Many readers have commented that Replica would make a good film. So eventually I decided to write the screenplay. It was really hard reducing the book to 114 pages - so much had to go, including a character or two - but I finished a few months ago, and d'you know, I thought it was quite good. I was aware I was probably wrong - noobs are generally filled with false confidence regarding their first efforts. I knew I'd formatted it right, as formatting is easy if you just take pains enough.
A professional scriptwriter, Oli Jeffery, had kindly offered to read it for me. While waiting for his opinion, I put it in to the BBC's Scriptroom, which considers film scripts once a year. I'd told Oli not to pull his punches, and in a long and thoughtful critique he told me my screenplay, though the formatting and descriptions were good, was structurally out of whack and the pacing was off. Among other flaws. Quite a lot of them.

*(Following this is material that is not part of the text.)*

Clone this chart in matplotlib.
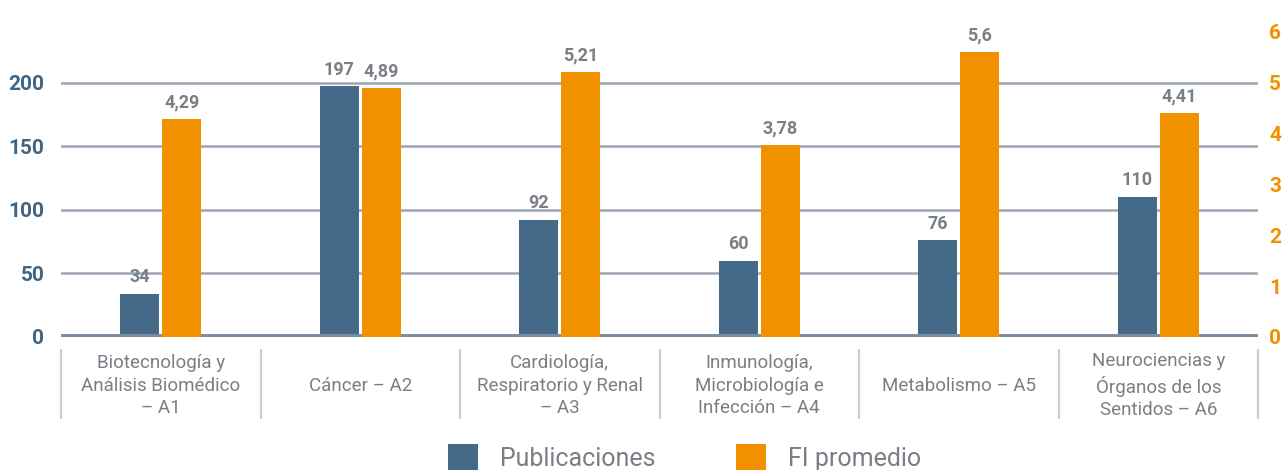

I'm sure he's right. Now I could spend more time learning to write scripts and I think if I did, I'd get there in the end. The process must be similar to learning to write a novel. But it occurred to me, once I'd written a brilliant screenplay it would need to pass the gatekeepers in order to be made into a film, and I just can't face that. Been there, got the tee shirt, didn't like it. My time would be better spent writing the next novel.
And Scriptroom 5? The BBC emailed me: We received over 1300 TV & Film Drama scripts, and our team of readers have been working intensively to sift through all submissions.
After reading the first 10 pages your script was put forward to the next sift where the first 20-30 pages of scripts were then read by another reader – which was the case with 13% of submissions we received. Unfortunately your script did not progress beyond this stage, so will not be considered further and will not receive any other feedback.
I'm quite pleased my script was in the top 13% of submissions. (Mark you, the formatting was really good.)